Given task
Copy exactly the lines that run from the top of the listing to the line containing "700, 725, 750];", both ends included, and omit the pictures.

Extracted records
___
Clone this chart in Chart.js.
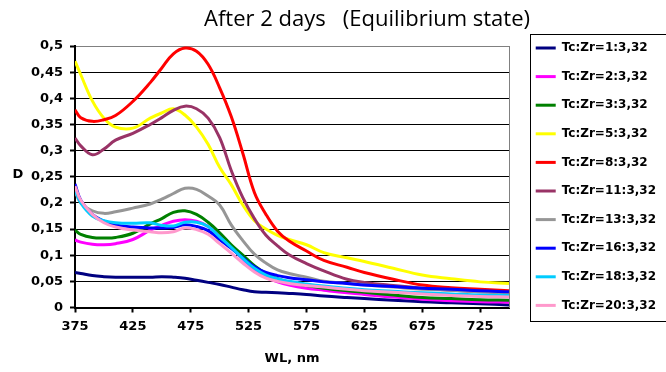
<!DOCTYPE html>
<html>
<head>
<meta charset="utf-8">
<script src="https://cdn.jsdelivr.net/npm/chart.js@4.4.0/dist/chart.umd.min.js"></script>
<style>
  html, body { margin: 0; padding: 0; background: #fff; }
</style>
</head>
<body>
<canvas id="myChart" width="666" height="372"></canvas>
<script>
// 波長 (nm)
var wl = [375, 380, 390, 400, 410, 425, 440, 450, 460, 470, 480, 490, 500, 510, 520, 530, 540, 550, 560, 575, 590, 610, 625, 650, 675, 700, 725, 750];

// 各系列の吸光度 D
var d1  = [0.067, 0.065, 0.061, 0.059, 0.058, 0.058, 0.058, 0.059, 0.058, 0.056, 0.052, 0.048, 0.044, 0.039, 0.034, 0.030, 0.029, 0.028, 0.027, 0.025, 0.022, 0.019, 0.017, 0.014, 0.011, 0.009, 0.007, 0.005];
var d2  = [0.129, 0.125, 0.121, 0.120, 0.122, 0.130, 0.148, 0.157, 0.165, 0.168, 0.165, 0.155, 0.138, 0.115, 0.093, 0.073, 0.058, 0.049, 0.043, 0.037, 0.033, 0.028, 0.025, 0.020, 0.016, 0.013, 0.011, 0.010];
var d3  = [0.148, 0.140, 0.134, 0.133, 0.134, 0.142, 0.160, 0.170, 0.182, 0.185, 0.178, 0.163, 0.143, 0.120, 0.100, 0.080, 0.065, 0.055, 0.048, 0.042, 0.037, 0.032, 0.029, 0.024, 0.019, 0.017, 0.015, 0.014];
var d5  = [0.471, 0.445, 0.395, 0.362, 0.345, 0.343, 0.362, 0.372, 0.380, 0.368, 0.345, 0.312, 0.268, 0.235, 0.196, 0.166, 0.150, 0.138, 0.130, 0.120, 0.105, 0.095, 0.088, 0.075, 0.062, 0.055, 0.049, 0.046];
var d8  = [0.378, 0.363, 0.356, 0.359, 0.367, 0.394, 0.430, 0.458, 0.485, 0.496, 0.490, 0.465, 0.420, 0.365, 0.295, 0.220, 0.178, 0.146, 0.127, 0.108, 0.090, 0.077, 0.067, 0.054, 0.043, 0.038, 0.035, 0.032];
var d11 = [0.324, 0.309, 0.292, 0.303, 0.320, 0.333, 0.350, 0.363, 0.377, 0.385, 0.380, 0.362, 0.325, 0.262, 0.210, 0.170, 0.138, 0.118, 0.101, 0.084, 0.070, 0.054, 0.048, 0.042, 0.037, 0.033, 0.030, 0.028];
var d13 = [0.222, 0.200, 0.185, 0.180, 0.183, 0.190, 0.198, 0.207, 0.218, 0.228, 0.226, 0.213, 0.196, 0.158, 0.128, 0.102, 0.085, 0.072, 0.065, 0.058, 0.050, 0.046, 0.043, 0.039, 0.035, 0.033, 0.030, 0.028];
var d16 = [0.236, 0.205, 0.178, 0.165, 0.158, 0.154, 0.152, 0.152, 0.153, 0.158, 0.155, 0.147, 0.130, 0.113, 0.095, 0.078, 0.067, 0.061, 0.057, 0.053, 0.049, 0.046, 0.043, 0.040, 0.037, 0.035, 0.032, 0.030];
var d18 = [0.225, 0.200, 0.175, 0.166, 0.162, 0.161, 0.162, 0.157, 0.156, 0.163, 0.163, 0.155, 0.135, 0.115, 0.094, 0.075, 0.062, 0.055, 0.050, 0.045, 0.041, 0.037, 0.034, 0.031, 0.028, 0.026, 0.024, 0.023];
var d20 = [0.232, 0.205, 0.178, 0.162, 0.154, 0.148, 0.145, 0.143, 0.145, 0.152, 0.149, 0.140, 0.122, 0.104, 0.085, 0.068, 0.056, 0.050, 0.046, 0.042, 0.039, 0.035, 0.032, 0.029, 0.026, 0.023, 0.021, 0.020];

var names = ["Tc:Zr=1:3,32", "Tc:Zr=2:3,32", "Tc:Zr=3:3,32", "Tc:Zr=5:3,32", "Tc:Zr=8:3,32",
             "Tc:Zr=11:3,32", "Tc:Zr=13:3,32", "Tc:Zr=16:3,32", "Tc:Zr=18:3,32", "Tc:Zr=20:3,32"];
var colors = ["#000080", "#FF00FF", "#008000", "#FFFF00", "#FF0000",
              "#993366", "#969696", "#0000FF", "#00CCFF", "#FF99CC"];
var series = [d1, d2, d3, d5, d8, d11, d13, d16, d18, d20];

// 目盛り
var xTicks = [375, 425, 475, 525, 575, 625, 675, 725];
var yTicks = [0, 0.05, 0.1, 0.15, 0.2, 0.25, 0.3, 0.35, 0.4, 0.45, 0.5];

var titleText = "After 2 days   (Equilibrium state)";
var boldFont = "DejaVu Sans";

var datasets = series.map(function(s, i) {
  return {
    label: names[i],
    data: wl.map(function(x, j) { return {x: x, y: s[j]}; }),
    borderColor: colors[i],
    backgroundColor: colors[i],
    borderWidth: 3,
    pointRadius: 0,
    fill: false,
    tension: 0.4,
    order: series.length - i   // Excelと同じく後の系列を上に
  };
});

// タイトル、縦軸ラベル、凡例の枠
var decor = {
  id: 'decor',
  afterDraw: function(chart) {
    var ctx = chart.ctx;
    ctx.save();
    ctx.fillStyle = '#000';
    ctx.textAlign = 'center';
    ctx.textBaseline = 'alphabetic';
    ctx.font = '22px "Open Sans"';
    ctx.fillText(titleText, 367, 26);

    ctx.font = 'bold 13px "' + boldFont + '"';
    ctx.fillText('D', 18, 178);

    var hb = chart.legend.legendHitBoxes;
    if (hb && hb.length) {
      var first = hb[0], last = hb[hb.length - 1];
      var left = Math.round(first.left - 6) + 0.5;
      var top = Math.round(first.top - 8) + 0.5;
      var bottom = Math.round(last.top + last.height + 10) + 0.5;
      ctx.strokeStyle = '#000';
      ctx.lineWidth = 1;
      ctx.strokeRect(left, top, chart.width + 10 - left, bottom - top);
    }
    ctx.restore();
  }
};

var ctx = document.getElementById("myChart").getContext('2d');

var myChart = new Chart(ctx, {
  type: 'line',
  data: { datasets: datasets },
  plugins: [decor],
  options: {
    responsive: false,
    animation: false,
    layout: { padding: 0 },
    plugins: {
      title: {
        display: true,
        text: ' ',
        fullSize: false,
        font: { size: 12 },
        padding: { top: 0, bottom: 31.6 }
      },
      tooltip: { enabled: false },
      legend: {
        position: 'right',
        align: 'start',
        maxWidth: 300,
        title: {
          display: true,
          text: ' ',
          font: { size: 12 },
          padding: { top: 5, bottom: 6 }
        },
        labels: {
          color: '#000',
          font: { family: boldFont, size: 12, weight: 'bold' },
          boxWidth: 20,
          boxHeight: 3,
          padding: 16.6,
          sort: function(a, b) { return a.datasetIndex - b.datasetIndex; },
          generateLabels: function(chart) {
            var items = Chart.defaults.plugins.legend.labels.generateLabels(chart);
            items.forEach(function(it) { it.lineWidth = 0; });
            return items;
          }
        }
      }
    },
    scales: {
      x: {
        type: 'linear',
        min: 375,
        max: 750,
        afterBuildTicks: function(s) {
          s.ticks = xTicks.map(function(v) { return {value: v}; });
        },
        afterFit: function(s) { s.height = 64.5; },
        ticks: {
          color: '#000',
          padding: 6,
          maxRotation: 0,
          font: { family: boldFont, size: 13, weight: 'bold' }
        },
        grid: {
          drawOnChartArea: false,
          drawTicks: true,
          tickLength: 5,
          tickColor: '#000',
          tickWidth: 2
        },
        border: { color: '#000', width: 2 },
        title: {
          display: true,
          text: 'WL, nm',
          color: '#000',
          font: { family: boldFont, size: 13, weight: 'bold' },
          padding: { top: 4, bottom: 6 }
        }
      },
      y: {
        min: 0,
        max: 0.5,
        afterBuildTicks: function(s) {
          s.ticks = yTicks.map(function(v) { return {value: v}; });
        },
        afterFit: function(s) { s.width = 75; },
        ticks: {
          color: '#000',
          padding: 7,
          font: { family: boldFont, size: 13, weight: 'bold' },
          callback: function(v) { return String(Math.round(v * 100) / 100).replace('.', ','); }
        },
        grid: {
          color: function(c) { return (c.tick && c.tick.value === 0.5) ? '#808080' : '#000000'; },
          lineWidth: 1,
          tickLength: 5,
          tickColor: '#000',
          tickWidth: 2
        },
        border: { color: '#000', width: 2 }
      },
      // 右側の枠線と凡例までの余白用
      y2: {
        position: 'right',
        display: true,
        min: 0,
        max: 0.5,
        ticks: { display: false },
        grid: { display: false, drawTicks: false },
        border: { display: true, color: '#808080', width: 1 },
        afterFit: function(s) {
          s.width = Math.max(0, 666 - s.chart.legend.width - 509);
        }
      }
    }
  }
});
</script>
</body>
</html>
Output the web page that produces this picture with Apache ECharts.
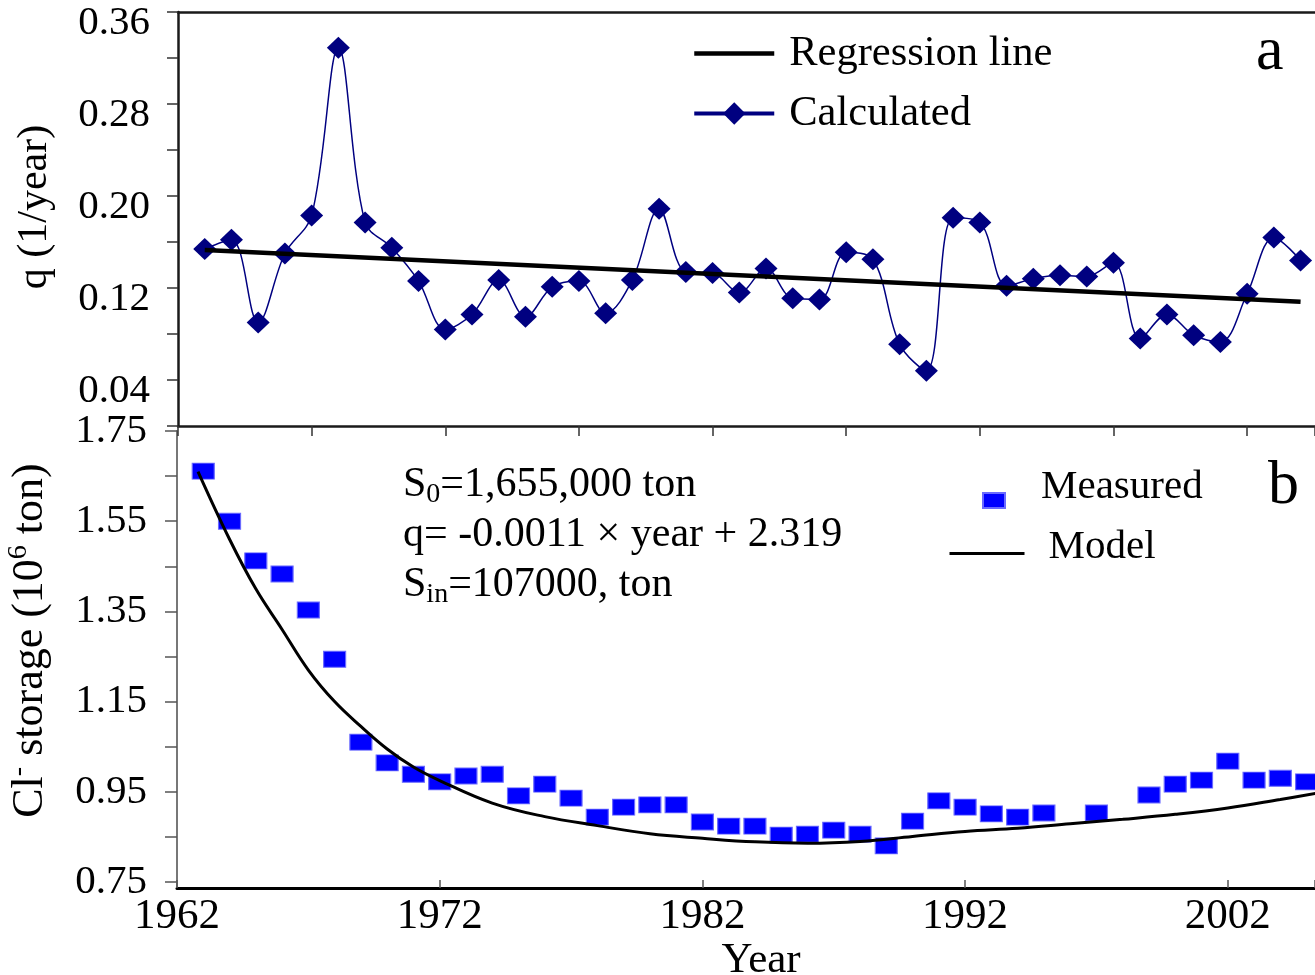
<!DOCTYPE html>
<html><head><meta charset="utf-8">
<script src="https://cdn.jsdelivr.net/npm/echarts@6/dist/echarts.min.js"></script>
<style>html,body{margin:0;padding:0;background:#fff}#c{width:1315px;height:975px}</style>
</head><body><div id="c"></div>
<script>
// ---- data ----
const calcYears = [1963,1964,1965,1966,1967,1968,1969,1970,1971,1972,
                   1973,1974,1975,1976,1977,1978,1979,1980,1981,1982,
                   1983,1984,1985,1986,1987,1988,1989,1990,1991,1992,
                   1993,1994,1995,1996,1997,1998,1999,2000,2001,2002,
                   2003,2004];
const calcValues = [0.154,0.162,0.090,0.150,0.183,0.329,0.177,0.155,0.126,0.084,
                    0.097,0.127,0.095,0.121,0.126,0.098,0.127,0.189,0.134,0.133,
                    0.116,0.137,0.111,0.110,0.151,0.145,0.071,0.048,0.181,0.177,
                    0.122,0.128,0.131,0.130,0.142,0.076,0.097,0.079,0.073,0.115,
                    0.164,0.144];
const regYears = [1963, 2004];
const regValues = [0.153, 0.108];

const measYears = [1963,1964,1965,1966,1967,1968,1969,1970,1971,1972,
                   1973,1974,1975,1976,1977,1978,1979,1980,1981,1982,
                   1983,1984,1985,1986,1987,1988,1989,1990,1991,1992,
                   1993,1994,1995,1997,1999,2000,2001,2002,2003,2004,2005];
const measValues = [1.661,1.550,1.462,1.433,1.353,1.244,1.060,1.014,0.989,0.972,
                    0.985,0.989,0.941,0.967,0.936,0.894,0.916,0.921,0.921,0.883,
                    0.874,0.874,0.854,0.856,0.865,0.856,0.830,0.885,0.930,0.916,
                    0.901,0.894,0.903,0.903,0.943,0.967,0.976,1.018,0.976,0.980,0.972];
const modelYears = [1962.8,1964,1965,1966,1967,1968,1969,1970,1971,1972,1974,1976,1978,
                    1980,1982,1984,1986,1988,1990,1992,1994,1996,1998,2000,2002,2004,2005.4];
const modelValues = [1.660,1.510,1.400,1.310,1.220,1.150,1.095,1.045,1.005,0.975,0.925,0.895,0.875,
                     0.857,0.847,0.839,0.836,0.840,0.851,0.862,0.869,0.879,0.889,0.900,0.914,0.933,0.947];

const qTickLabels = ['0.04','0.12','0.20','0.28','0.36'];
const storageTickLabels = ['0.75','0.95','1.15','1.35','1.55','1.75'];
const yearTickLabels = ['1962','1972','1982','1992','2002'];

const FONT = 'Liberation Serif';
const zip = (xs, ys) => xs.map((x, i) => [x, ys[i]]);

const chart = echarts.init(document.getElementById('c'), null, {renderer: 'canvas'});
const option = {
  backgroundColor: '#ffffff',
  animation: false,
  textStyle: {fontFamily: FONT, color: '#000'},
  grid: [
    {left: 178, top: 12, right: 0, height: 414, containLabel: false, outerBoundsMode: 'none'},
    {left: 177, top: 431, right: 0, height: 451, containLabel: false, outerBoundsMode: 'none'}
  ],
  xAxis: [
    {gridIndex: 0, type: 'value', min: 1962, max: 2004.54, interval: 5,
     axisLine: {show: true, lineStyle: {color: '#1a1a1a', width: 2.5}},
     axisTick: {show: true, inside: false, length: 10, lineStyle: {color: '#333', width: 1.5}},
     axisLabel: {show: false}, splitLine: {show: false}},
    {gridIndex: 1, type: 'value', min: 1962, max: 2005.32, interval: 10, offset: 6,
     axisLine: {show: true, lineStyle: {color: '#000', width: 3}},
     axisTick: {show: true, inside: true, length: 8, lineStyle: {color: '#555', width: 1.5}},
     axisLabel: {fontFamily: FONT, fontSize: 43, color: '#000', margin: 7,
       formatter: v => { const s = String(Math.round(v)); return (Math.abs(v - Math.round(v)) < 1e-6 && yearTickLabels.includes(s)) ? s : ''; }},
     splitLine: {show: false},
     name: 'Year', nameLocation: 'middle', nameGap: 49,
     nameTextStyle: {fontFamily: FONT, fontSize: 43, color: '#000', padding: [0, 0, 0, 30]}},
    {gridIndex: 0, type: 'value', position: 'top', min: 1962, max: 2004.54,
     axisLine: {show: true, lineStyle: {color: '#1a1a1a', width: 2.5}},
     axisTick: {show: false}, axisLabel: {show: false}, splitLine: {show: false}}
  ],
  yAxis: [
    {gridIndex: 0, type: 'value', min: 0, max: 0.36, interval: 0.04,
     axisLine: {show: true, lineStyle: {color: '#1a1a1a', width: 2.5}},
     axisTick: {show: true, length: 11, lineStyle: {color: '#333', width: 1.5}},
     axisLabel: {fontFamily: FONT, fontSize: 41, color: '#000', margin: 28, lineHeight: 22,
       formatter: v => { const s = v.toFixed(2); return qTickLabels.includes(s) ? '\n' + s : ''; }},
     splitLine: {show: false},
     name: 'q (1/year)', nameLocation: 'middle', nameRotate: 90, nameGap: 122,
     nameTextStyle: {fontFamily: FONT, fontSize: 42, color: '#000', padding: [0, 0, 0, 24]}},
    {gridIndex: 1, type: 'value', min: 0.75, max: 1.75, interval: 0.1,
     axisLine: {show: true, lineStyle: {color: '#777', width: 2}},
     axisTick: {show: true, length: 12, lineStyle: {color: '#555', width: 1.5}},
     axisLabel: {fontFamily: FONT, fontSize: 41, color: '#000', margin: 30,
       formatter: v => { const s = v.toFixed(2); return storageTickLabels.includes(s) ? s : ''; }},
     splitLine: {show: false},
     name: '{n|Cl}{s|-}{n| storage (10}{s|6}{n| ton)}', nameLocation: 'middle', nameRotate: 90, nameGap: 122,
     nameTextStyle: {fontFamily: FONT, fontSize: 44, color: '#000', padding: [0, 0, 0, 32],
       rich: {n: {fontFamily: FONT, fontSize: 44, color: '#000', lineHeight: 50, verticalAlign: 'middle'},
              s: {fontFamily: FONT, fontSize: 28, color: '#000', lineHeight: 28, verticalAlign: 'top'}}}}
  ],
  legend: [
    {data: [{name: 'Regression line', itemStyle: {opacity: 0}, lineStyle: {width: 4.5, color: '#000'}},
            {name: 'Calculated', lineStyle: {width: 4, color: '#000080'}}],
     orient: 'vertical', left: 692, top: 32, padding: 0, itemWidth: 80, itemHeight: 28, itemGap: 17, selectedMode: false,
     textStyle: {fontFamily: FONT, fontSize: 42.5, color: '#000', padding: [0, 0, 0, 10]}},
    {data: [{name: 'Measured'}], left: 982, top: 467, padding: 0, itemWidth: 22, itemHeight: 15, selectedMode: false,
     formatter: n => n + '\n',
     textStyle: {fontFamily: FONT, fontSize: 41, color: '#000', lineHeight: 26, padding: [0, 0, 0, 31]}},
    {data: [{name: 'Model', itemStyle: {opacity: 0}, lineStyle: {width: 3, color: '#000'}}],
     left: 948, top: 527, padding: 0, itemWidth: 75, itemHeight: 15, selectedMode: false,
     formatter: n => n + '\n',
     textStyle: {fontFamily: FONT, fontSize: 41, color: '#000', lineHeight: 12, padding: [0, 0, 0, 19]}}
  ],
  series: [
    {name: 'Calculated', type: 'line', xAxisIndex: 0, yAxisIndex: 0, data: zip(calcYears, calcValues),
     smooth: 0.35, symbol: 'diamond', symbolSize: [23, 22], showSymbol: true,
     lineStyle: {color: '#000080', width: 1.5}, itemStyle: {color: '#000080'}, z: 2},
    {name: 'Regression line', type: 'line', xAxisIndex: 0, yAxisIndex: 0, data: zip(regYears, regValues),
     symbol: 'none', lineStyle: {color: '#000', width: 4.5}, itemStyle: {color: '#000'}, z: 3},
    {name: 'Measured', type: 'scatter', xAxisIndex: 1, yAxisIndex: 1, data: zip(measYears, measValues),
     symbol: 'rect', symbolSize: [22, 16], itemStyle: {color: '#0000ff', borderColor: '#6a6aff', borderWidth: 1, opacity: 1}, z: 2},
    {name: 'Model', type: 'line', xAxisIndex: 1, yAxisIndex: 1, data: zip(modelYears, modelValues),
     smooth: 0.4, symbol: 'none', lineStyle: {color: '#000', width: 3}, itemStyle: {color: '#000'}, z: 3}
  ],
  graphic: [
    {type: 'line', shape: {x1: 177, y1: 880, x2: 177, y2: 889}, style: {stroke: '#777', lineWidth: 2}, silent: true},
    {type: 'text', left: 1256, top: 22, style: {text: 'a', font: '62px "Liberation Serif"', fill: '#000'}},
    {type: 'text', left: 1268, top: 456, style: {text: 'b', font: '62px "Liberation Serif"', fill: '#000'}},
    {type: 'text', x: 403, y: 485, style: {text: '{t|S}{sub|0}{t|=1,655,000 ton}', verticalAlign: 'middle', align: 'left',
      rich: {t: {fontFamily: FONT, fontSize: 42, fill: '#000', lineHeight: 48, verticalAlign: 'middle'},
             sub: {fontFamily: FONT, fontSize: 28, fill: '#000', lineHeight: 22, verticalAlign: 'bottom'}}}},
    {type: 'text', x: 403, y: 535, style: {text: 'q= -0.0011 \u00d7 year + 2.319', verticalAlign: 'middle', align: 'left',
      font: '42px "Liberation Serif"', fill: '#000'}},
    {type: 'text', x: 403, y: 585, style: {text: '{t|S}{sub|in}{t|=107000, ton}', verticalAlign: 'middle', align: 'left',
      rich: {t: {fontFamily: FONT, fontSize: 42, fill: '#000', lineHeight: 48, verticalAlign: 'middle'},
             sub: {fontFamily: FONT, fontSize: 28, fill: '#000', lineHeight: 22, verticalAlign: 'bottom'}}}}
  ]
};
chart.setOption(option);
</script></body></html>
___
Answer to the exercise
Clone this chart in Chart.js.
<!DOCTYPE html>
<html>
<head>
<meta charset="utf-8">
<script src="https://cdn.jsdelivr.net/npm/chart.js@4.4.0/dist/chart.umd.min.js"></script>
<style>
  html, body { margin: 0; padding: 0; background: #fff; }
</style>
</head>
<body>
<canvas id="myChart" width="666" height="372"></canvas>
<script>
// 波長 (nm)
var wl = [375, 380, 390, 400, 410, 425, 440, 450, 460, 470, 480, 490, 500, 510, 520, 530, 540, 550, 560, 575, 590, 610, 625, 650, 675, 700, 725, 750];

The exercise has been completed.